- Location: Mymensingh, Bangladesh
- Date: 6 December 2002 (UTC+06:00)
- Target: Movie Theatres
- Attack type: Bombs
- Deaths: 27
- Injured: 200+
- Perpetrators: Jama’atul Mujahedeen Bangladesh

= Mymensingh cinema bombings =

Coordinated bombing of four movie theaters in Bangladesh on 6 December 2002

The Mymensingh cinema bombings were a coordinated bombing of four movie theaters that caused in the deaths of 27 people and injured over 200 others in Mymensingh, Bangladesh on 6 December 2002. The bombing was carried out by Jama’atul Mujahedeen Bangladesh.

==Background==
The attack happened two months after a circus and cinema were bombed in Satkhira, Bangladesh.

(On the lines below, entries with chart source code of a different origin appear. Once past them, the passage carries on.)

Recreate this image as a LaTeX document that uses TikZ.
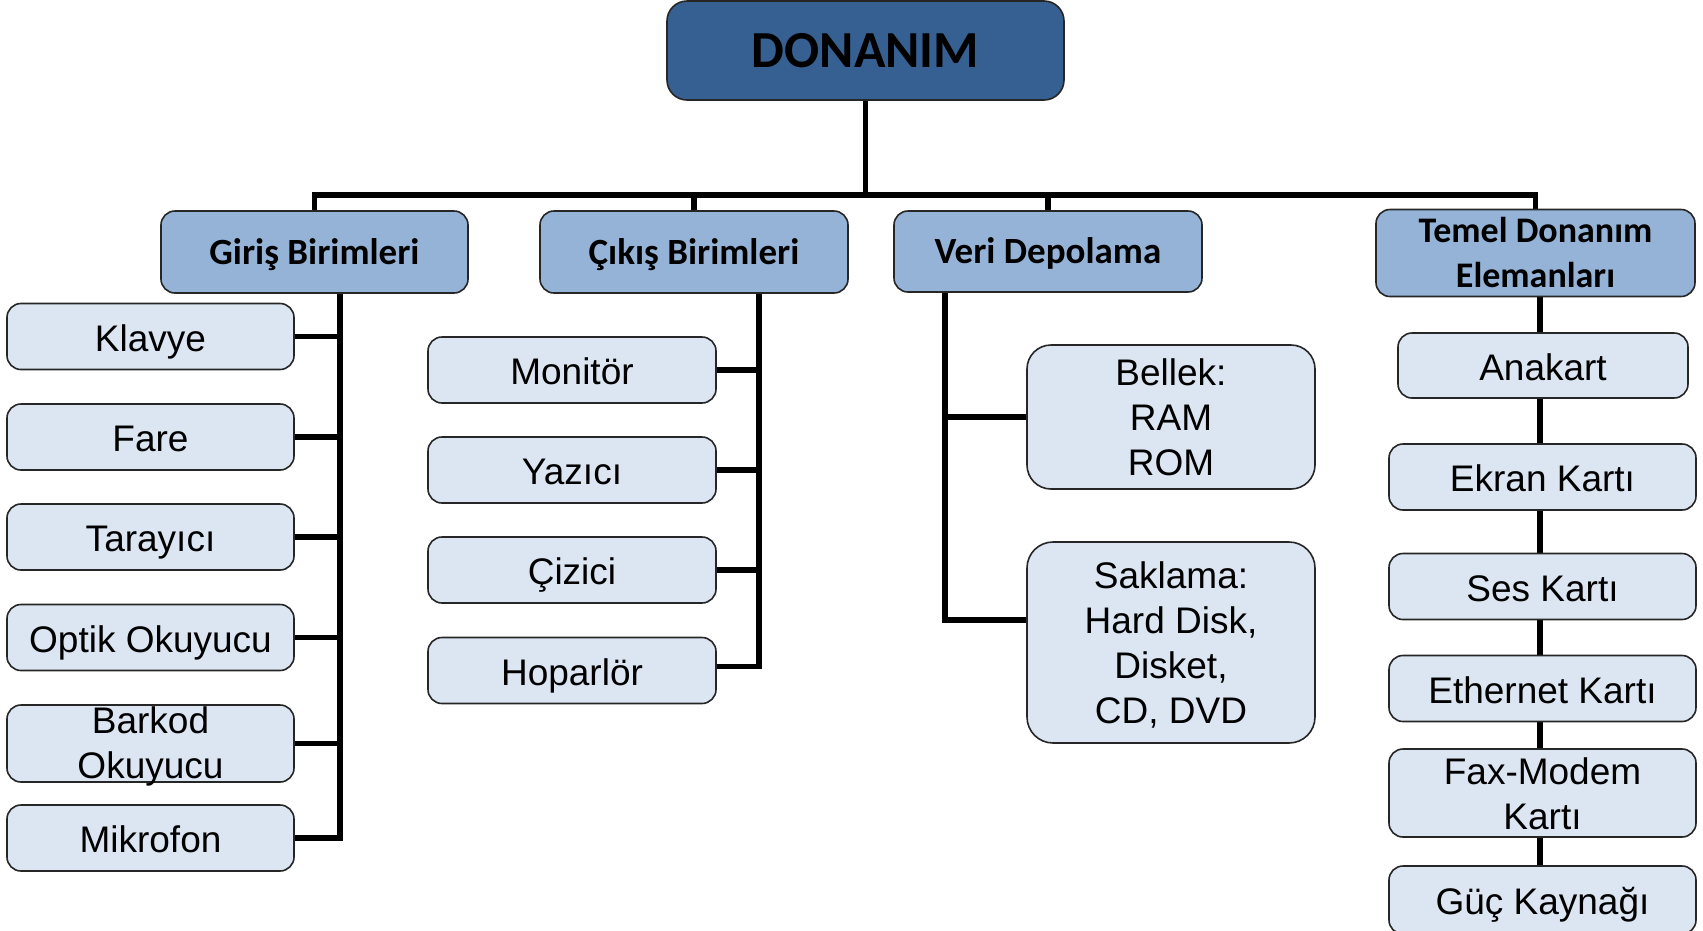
\documentclass[tikz,border=0pt]{standalone}
\usepackage{fontspec}
\setmainfont{Liberation Sans}
\newfontfamily\headfont{Carlito}
\usetikzlibrary{backgrounds}

\definecolor{rootblue}{HTML}{376092}
\definecolor{catblue}{HTML}{95B3D7}
\definecolor{itemblue}{HTML}{DCE6F2}

% soft grey towards the corners of the sheet
\pgfdeclareradialshading{vignette}{\pgfpoint{0bp}{0bp}}{%
  color(0bp)=(white); color(46bp)=(white); color(71bp)=(black!16)}

% taller first line for the multi-line labels
\newcommand\firstline[1][35pt]{\rule{0pt}{#1}}

\begin{document}
\begin{tikzpicture}[x=1pt,y=-1pt,
  box/.style={draw=black!85, line width=1.6pt, rounded corners=14pt,
              inner sep=0pt, align=center},
  root/.style={box, fill=rootblue, rounded corners=20pt,
               font=\headfont\bfseries\fontsize{52}{60}\selectfont},
  % fixed struts keep every baseline at the same place in its box
  cat/.style={box, fill=catblue,
              font=\headfont\bfseries\fontsize{37}{45}\selectfont,
              execute at begin node={\rule[-9pt]{0pt}{42pt}}},
  item/.style={box, fill=itemblue, font=\fontsize{37}{45}\selectfont,
              execute at begin node={\rule[-8pt]{0pt}{45pt}}},
  multi/.style={execute at begin node={}},
  gitem/.style={item, minimum width=287pt, minimum height=66pt},
  citem/.style={item, minimum width=288pt, minimum height=66pt},
  titem/.style={item, minimum width=307pt, minimum height=66pt},
  link/.style={line width=5.5pt, draw=black, line join=miter}
]
\useasboundingbox (0,0) rectangle (1703,930);

% root
\node[root, minimum width=397pt, minimum height=99pt] (top) at (865.5,50.5) {DONANIM};

% categories
\node[cat, minimum width=307pt, minimum height=82pt] (giris) at (314.5,252) {Giriş Birimleri};
\node[cat, minimum width=308pt, minimum height=82pt] (cikis) at (694,252) {Çıkış Birimleri};
\node[cat, minimum width=308pt, minimum height=81pt] (veri)  at (1048,251.5) {Veri Depolama};
\node[cat, multi, font=\headfont\bfseries\fontsize{36}{45}\selectfont,
      minimum width=319pt, minimum height=82pt]
  (temel) at (1535.5,253) {\firstline[33pt]Temel Donanım\\Elemanları};

% input devices
\node[gitem] (klavye) at (150.5,336.5) {Klavye};
\node[gitem] (fare)   at (150.5,437)   {Fare};
\node[gitem] (taray)  at (150.5,537)   {Tarayıcı};
\node[gitem] (optik)  at (150.5,637.5) {Optik Okuyucu};
% the label runs over the lower edge of this box
\node[gitem, multi, inner ysep=-6pt, minimum height=77pt]
  (barkod) at (150.5,743.5) {\firstline[32pt]Barkod\\Okuyucu};
\node[gitem] (mikro)  at (150.5,838)   {Mikrofon};

% output devices
\node[citem] (monitor)  at (572,370)   {Monitör};
\node[citem] (yazici)   at (572,470)   {Yazıcı};
\node[citem] (cizici)   at (572,570)   {Çizici};
\node[citem] (hoparlor) at (572,670.5) {Hoparlör};

% storage
\node[item, multi, rounded corners=24pt, minimum width=288pt, minimum height=144pt]
  (bellek) at (1171,417) {\firstline Bellek:\\RAM\\ROM};
\node[item, multi, rounded corners=26pt, minimum width=288pt, minimum height=201pt]
  (sakla) at (1171,642.5) {\firstline Saklama:\\Hard Disk,\\Disket,\\CD, DVD};

% basic hardware
\node[item, minimum width=290pt, minimum height=65pt] (anakart) at (1543,365.5) {Anakart};
\node[titem] (ekran) at (1542.5,477)   {Ekran Kartı};
\node[titem] (ses)   at (1542.5,586.5) {Ses Kartı};
\node[titem] (eth)   at (1542.5,688.5) {Ethernet Kartı};
\node[titem, multi, minimum height=84pt] (fax) at (1542.5,793) {\firstline Fax-Modem\\Kartı};
\node[titem, minimum height=68pt] (guc) at (1542.5,900) {Güç Kaynağı};

% trunk positions
\coordinate (bus) at (865.5,195);
\coordinate (gtr) at (340,0);
\coordinate (ctr) at (759,0);
\coordinate (vtr) at (945,0);
\coordinate (ttr) at (1540,0);

\begin{scope}[on background layer]
  \shade[shading=vignette] (0,0) rectangle (1703,930);

  % root to categories
  \draw[link] (top.south) -- (bus);
  \draw[link] (giris.north) |- (bus) -| (temel.north);
  \draw[link] (cikis.north) -- (cikis.north |- bus);
  \draw[link] (veri.north) -- (veri.north |- bus);

  % input devices
  \draw[link] (giris.south -| gtr) |- (mikro.east);
  \foreach \n in {klavye,fare,taray,optik,barkod}
    \draw[link] (\n.east) -- (\n.east -| gtr);

  % output devices
  \draw[link] (cikis.south -| ctr) |- ([yshift=4pt]hoparlor.east);
  \foreach \n in {monitor,yazici,cizici}
    \draw[link] (\n.east) -- (\n.east -| ctr);

  % storage
  \draw[link] (veri.south -| vtr) |- ([yshift=22.5pt]sakla.west);
  \draw[link] (bellek.west) -- (bellek.west -| vtr);

  % basic hardware
  \draw[link] (temel.south -| ttr) -- (guc.north -| ttr);
\end{scope}
\end{tikzpicture}
\end{document}
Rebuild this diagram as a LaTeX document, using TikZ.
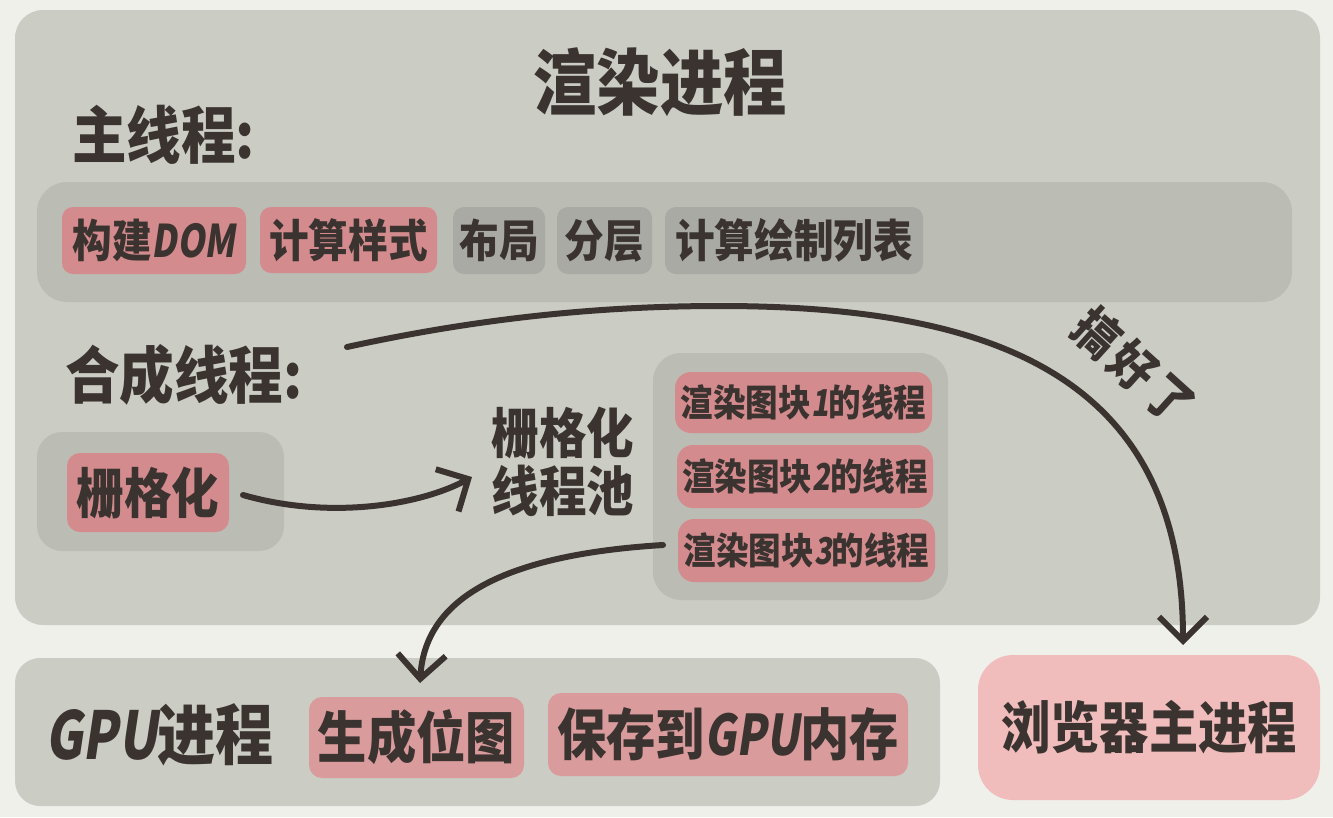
\documentclass[tikz,border=0pt]{standalone}
\usepackage{fontspec}
\setmainfont{Noto Sans CJK SC}[FakeStretch=0.88]
\newfontfamily\latsl{Noto Sans CJK SC}[FakeStretch=0.78,FakeSlant=0.15]
\usetikzlibrary{arrows.meta}
\definecolor{bgc}{HTML}{EFF0EA}
\definecolor{boxc}{HTML}{CBCCC4}
\definecolor{innerc}{HTML}{BBBCB4}
\definecolor{pinkc}{HTML}{D48B8E}
\definecolor{pinkg}{HTML}{D99B9C}
\definecolor{greyc}{HTML}{A9AAA3}
\definecolor{lpink}{HTML}{F0BDBC}
\definecolor{inkc}{HTML}{3A3330}
\tikzset{
  panel/.style={fill=boxc, draw=none, rounded corners=28pt, minimum width=#1},
  inner/.style={fill=innerc, draw=none, rounded corners=26pt},
  chip/.style={fill=pinkc, draw=none, rounded corners=11pt, inner sep=0pt, text=inkc},
  gchip/.style={fill=greyc, draw=none, rounded corners=11pt, inner sep=0pt, text=inkc},
  lbl/.style={text=inkc, inner sep=0pt},
  conn/.style={draw=inkc, line width=6pt, line cap=round, -{Straight Barb[length=24pt,width=48pt,line width=6pt]}},
}
\newcommand{\fs}[1]{\fontsize{#1}{#1}\bfseries\selectfont}
\begin{document}
\begin{tikzpicture}[x=1pt,y=-1pt]
\fill[bgc] (0,0) rectangle (1333,817);
\useasboundingbox (0,0) rectangle (1333,817);
% render process panel
\node[panel=1305pt, minimum height=615pt] (render) at (667.5,317.5) {};
\node[lbl, font=\fs{72}] (title) at (660,82) {渲染进程};
\node[lbl, font=\fs{62}, anchor=west] (mainlbl) at (72,135) {主线程:};
% main thread bar
\node[inner, minimum width=1255pt, minimum height=120pt, rounded corners=30pt] (mainbar) at (664.5,242) {};
\node[chip, minimum width=184pt, minimum height=67pt, font=\fs{45}] (dom) at (154,240.5) {构建{\latsl DOM}};
\node[chip, minimum width=177pt, minimum height=66pt, font=\fs{45}] (style) at (348.5,240) {计算样式};
\node[gchip, minimum width=92pt, minimum height=67pt, font=\fs{45}] (layout) at (499,240.5) {布局};
\node[gchip, minimum width=95pt, minimum height=67pt, font=\fs{45}] (layer) at (604.5,240.5) {分层};
\node[gchip, minimum width=258pt, minimum height=67pt, font=\fs{45}] (paint) at (794,240.5) {计算绘制列表};
% compositor thread
\node[lbl, font=\fs{62}, anchor=west] (complbl) at (65,375) {合成线程:};
\node[inner, minimum width=247pt, minimum height=119pt, rounded corners=25pt] (rasterbox) at (160.5,491.5) {};
\node[chip, minimum width=162pt, minimum height=79pt, rounded corners=13pt, font=\fs{54}] (raster) at (148,492.5) {栅格化};
\node[lbl, font=\fs{54}, align=center] (pool) at (563,462) {栅格化\\[4pt]线程池};
\node[inner, minimum width=295pt, minimum height=247pt, rounded corners=28pt] (poolbox) at (800.5,476.5) {};
\node[chip, minimum width=257pt, minimum height=61pt, rounded corners=16pt, font=\fs{37}] (t1) at (803.5,402.5) {渲染图块{\latsl 1}的线程};
\node[chip, minimum width=256pt, minimum height=63pt, rounded corners=16pt, font=\fs{37}] (t2) at (805,476.5) {渲染图块{\latsl 2}的线程};
\node[chip, minimum width=257pt, minimum height=63pt, rounded corners=16pt, font=\fs{37}] (t3) at (806.5,550.5) {渲染图块{\latsl 3}的线程};
% GPU process
\node[panel=925pt, minimum height=148pt, rounded corners=25pt] (gpu) at (477.5,732) {};
\node[lbl, font=\fs{66}, anchor=west] (gpulbl) at (45,735) {{\latsl GPU}进程};
\node[chip, fill=pinkg, minimum width=215pt, minimum height=81pt, rounded corners=13pt, font=\fs{56}] (bitmap) at (416.5,737.5) {生成位图};
\node[chip, fill=pinkg, minimum width=360pt, minimum height=83pt, rounded corners=13pt, font=\fs{56}] (store) at (728,734.5) {保存到{\latsl GPU}内存};
% browser main process
\node[fill=lpink, draw=none, rounded corners=35pt, minimum width=342pt, minimum height=145pt, text=inkc, font=\fs{56}] (browser) at (1149,727.5) {浏览器主进程};
% connectors
\coordinate (a1s) at (243,495);
\coordinate (a1e) at (472,477);
\draw[conn] (a1s) .. controls (330,520) and (420,505) .. (a1e);
\coordinate (a2s) at (663,545);
\coordinate (a2e) at (420,683);
\draw[conn] (a2s) .. controls (500,555) and (425,600) .. (a2e);
\coordinate (a3s) at (347,347);
\coordinate (a3m) at (720,306);
\coordinate (a3e) at (1183,645);
\draw[conn] (a3s) .. controls (480,318) and (600,306) .. (a3m) .. controls (1000,306) and (1183,380) .. (a3e);
\node[lbl, font=\fs{50}, rotate=-42] (done) at (1134,366) {搞\hspace{5pt}好\hspace{5pt}了};
\end{tikzpicture}
\end{document}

The attacks took place while the anti-crime Operation Clean Heart was ongoing. Soldiers from the operation were involved in the rescue and first-aid efforts. After the explosions, a bomb was found in Gaibandha, Bangladesh.

==Attack==
The attacks took place following the Eid holidays, which meant the movie theaters were filled. On 6 December 2002 there were four simultaneous explosions in four different movie theaters.

==Trial==
In 2007, Bangladesh Police charged three people with the crime. It also dropped the names of 43 people from the investigation which were added during the Bangladesh Nationalist Party Government including members of then opposition party Bangladesh Awami League and journalist. As of 2017, there has been no verdict in the case and the victims have not received any compensation.

==Reactions==
The Prime Minister of Bangladesh, Khaleda Zia, blamed the opposition party Awami League and described it as a planned attack to destabilize the government.